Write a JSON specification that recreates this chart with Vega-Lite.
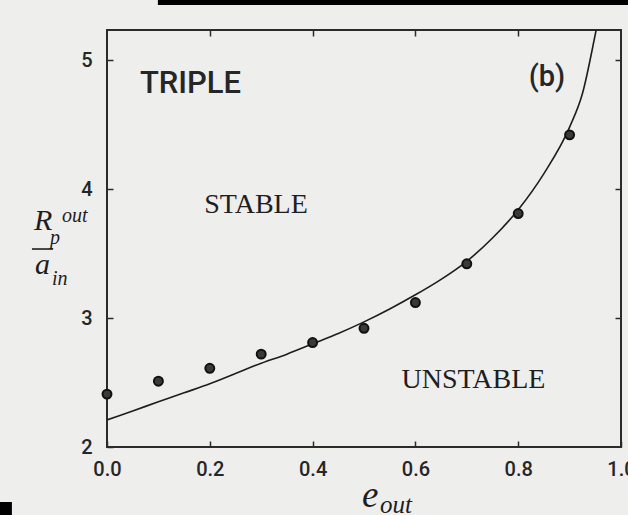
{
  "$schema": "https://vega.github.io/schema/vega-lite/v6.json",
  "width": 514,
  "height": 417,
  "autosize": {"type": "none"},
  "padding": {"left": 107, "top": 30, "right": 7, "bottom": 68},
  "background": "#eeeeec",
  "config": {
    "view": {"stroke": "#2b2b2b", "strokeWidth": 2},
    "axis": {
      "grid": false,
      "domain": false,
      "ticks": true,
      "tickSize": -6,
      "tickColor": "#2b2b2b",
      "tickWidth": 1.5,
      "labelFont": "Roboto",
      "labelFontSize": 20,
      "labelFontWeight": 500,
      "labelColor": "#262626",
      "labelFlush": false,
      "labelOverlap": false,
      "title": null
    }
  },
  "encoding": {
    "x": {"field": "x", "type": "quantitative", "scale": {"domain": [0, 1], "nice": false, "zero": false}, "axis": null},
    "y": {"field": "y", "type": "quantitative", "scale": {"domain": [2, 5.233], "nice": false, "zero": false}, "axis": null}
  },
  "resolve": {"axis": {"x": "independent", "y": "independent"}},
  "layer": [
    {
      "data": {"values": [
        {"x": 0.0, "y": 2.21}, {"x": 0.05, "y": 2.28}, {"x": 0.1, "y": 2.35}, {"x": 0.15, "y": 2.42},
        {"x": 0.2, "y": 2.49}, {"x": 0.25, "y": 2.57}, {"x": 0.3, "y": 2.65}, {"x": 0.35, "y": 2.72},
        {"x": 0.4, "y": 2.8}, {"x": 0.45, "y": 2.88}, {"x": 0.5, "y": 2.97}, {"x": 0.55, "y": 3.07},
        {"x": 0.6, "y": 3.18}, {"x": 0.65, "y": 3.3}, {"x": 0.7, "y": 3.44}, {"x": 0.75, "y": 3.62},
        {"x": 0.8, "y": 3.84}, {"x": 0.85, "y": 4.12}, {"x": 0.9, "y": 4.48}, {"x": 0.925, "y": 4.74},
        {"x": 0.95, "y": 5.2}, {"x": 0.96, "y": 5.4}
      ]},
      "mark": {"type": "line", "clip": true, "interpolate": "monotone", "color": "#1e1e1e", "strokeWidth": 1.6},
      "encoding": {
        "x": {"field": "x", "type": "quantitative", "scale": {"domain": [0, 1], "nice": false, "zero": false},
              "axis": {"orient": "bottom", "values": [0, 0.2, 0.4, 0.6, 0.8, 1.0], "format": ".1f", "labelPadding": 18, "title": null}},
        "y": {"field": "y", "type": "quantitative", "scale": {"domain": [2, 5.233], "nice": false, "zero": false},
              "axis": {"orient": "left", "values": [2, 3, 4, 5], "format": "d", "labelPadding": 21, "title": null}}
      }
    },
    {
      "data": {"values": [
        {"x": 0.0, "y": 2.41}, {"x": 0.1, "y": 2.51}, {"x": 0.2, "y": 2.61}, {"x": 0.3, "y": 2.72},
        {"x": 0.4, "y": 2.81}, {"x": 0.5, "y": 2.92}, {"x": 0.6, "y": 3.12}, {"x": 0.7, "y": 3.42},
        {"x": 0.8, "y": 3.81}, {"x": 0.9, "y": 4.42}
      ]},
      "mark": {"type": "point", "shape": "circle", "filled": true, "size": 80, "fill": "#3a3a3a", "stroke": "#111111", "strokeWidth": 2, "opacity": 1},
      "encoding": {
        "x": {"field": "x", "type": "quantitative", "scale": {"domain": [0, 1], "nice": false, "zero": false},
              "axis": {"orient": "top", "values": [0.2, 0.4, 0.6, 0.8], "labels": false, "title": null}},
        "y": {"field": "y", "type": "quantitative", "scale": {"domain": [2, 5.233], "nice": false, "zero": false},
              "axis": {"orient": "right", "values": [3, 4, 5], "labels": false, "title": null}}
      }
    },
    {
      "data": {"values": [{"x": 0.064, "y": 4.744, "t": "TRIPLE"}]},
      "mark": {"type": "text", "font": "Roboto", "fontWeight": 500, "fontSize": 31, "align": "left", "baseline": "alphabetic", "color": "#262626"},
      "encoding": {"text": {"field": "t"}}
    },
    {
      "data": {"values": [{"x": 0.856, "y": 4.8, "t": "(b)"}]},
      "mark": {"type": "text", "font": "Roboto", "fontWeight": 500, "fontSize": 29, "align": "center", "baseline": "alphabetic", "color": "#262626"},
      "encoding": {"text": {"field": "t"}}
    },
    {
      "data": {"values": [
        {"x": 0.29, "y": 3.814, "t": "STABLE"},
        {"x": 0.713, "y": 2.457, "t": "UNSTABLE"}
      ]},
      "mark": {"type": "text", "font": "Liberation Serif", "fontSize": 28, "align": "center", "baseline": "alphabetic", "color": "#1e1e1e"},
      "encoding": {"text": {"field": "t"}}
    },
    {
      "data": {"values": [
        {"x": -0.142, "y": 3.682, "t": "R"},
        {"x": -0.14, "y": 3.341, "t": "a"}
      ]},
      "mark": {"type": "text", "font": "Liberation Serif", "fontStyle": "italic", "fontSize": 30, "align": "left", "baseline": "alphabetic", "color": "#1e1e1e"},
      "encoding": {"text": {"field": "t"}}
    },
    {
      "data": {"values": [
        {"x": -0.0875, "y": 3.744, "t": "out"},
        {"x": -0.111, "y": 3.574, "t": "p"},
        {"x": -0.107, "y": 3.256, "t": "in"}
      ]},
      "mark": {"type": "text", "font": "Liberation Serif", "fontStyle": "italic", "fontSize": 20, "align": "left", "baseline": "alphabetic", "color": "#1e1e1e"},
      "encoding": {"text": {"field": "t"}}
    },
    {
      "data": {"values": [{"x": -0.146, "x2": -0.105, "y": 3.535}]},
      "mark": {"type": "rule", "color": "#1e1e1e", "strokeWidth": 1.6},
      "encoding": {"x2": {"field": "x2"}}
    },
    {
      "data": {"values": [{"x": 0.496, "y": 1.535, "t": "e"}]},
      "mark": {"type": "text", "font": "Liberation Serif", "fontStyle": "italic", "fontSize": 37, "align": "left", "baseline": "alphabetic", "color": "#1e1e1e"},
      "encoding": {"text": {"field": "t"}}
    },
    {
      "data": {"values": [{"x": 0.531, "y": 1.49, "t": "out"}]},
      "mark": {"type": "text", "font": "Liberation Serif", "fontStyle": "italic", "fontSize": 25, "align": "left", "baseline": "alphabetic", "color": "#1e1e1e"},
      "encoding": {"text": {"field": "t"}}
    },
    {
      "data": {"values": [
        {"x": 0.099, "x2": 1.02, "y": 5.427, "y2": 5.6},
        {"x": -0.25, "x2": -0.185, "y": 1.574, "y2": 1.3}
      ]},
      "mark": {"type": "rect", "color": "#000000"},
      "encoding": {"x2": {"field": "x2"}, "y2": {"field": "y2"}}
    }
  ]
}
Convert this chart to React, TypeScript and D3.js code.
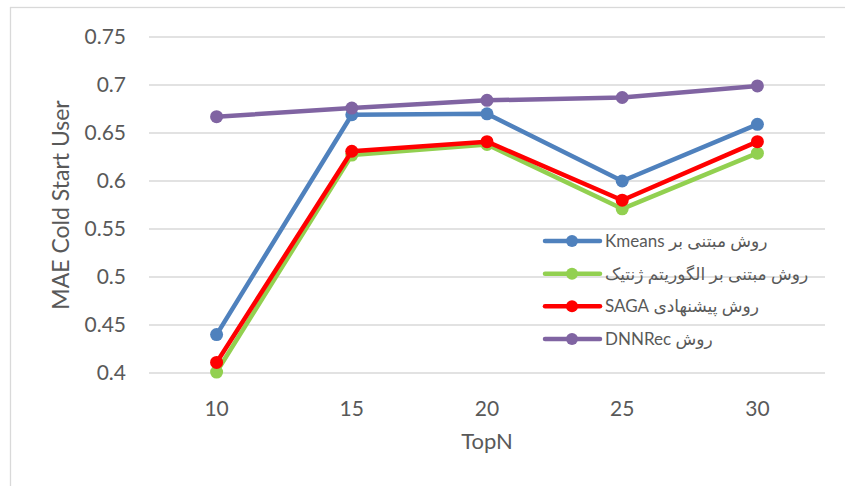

WRITTEN TASK
Without including any pictures, please restate all the records exactly.

RESULT BELOW
Write a JSON specification that recreates this chart with Vega-Lite.
{
  "$schema": "https://vega.github.io/schema/vega-lite/v6.json",
  "width": 514,
  "height": 417,
  "autosize": {"type": "none"},
  "padding": {"left": 107, "top": 30, "right": 7, "bottom": 68},
  "background": "#eeeeec",
  "config": {
    "view": {"stroke": "#2b2b2b", "strokeWidth": 2},
    "axis": {
      "grid": false,
      "domain": false,
      "ticks": true,
      "tickSize": -6,
      "tickColor": "#2b2b2b",
      "tickWidth": 1.5,
      "labelFont": "Roboto",
      "labelFontSize": 20,
      "labelFontWeight": 500,
      "labelColor": "#262626",
      "labelFlush": false,
      "labelOverlap": false,
      "title": null
    }
  },
  "encoding": {
    "x": {"field": "x", "type": "quantitative", "scale": {"domain": [0, 1], "nice": false, "zero": false}, "axis": null},
    "y": {"field": "y", "type": "quantitative", "scale": {"domain": [2, 5.233], "nice": false, "zero": false}, "axis": null}
  },
  "resolve": {"axis": {"x": "independent", "y": "independent"}},
  "layer": [
    {
      "data": {"values": [
        {"x": 0.0, "y": 2.21}, {"x": 0.05, "y": 2.28}, {"x": 0.1, "y": 2.35}, {"x": 0.15, "y": 2.42},
        {"x": 0.2, "y": 2.49}, {"x": 0.25, "y": 2.57}, {"x": 0.3, "y": 2.65}, {"x": 0.35, "y": 2.72},
        {"x": 0.4, "y": 2.8}, {"x": 0.45, "y": 2.88}, {"x": 0.5, "y": 2.97}, {"x": 0.55, "y": 3.07},
        {"x": 0.6, "y": 3.18}, {"x": 0.65, "y": 3.3}, {"x": 0.7, "y": 3.44}, {"x": 0.75, "y": 3.62},
        {"x": 0.8, "y": 3.84}, {"x": 0.85, "y": 4.12}, {"x": 0.9, "y": 4.48}, {"x": 0.925, "y": 4.74},
        {"x": 0.95, "y": 5.2}, {"x": 0.96, "y": 5.4}
      ]},
      "mark": {"type": "line", "clip": true, "interpolate": "monotone", "color": "#1e1e1e", "strokeWidth": 1.6},
      "encoding": {
        "x": {"field": "x", "type": "quantitative", "scale": {"domain": [0, 1], "nice": false, "zero": false},
              "axis": {"orient": "bottom", "values": [0, 0.2, 0.4, 0.6, 0.8, 1.0], "format": ".1f", "labelPadding": 18, "title": null}},
        "y": {"field": "y", "type": "quantitative", "scale": {"domain": [2, 5.233], "nice": false, "zero": false},
              "axis": {"orient": "left", "values": [2, 3, 4, 5], "format": "d", "labelPadding": 21, "title": null}}
      }
    },
    {
      "data": {"values": [
        {"x": 0.0, "y": 2.41}, {"x": 0.1, "y": 2.51}, {"x": 0.2, "y": 2.61}, {"x": 0.3, "y": 2.72},
        {"x": 0.4, "y": 2.81}, {"x": 0.5, "y": 2.92}, {"x": 0.6, "y": 3.12}, {"x": 0.7, "y": 3.42},
        {"x": 0.8, "y": 3.81}, {"x": 0.9, "y": 4.42}
      ]},
      "mark": {"type": "point", "shape": "circle", "filled": true, "size": 80, "fill": "#3a3a3a", "stroke": "#111111", "strokeWidth": 2, "opacity": 1},
      "encoding": {
        "x": {"field": "x", "type": "quantitative", "scale": {"domain": [0, 1], "nice": false, "zero": false},
              "axis": {"orient": "top", "values": [0.2, 0.4, 0.6, 0.8], "labels": false, "title": null}},
        "y": {"field": "y", "type": "quantitative", "scale": {"domain": [2, 5.233], "nice": false, "zero": false},
              "axis": {"orient": "right", "values": [3, 4, 5], "labels": false, "title": null}}
      }
    },
    {
      "data": {"values": [{"x": 0.064, "y": 4.744, "t": "TRIPLE"}]},
      "mark": {"type": "text", "font": "Roboto", "fontWeight": 500, "fontSize": 31, "align": "left", "baseline": "alphabetic", "color": "#262626"},
      "encoding": {"text": {"field": "t"}}
    },
    {
      "data": {"values": [{"x": 0.856, "y": 4.8, "t": "(b)"}]},
      "mark": {"type": "text", "font": "Roboto", "fontWeight": 500, "fontSize": 29, "align": "center", "baseline": "alphabetic", "color": "#262626"},
      "encoding": {"text": {"field": "t"}}
    },
    {
      "data": {"values": [
        {"x": 0.29, "y": 3.814, "t": "STABLE"},
        {"x": 0.713, "y": 2.457, "t": "UNSTABLE"}
      ]},
      "mark": {"type": "text", "font": "Liberation Serif", "fontSize": 28, "align": "center", "baseline": "alphabetic", "color": "#1e1e1e"},
      "encoding": {"text": {"field": "t"}}
    },
    {
      "data": {"values": [
        {"x": -0.142, "y": 3.682, "t": "R"},
        {"x": -0.14, "y": 3.341, "t": "a"}
      ]},
      "mark": {"type": "text", "font": "Liberation Serif", "fontStyle": "italic", "fontSize": 30, "align": "left", "baseline": "alphabetic", "color": "#1e1e1e"},
      "encoding": {"text": {"field": "t"}}
    },
    {
      "data": {"values": [
        {"x": -0.0875, "y": 3.744, "t": "out"},
        {"x": -0.111, "y": 3.574, "t": "p"},
        {"x": -0.107, "y": 3.256, "t": "in"}
      ]},
      "mark": {"type": "text", "font": "Liberation Serif", "fontStyle": "italic", "fontSize": 20, "align": "left", "baseline": "alphabetic", "color": "#1e1e1e"},
      "encoding": {"text": {"field": "t"}}
    },
    {
      "data": {"values": [{"x": -0.146, "x2": -0.105, "y": 3.535}]},
      "mark": {"type": "rule", "color": "#1e1e1e", "strokeWidth": 1.6},
      "encoding": {"x2": {"field": "x2"}}
    },
    {
      "data": {"values": [{"x": 0.496, "y": 1.535, "t": "e"}]},
      "mark": {"type": "text", "font": "Liberation Serif", "fontStyle": "italic", "fontSize": 37, "align": "left", "baseline": "alphabetic", "color": "#1e1e1e"},
      "encoding": {"text": {"field": "t"}}
    },
    {
      "data": {"values": [{"x": 0.531, "y": 1.49, "t": "out"}]},
      "mark": {"type": "text", "font": "Liberation Serif", "fontStyle": "italic", "fontSize": 25, "align": "left", "baseline": "alphabetic", "color": "#1e1e1e"},
      "encoding": {"text": {"field": "t"}}
    },
    {
      "data": {"values": [
        {"x": 0.099, "x2": 1.02, "y": 5.427, "y2": 5.6},
        {"x": -0.25, "x2": -0.185, "y": 1.574, "y2": 1.3}
      ]},
      "mark": {"type": "rect", "color": "#000000"},
      "encoding": {"x2": {"field": "x2"}, "y2": {"field": "y2"}}
    }
  ]
}
Convert this chart to React, TypeScript and D3.js code.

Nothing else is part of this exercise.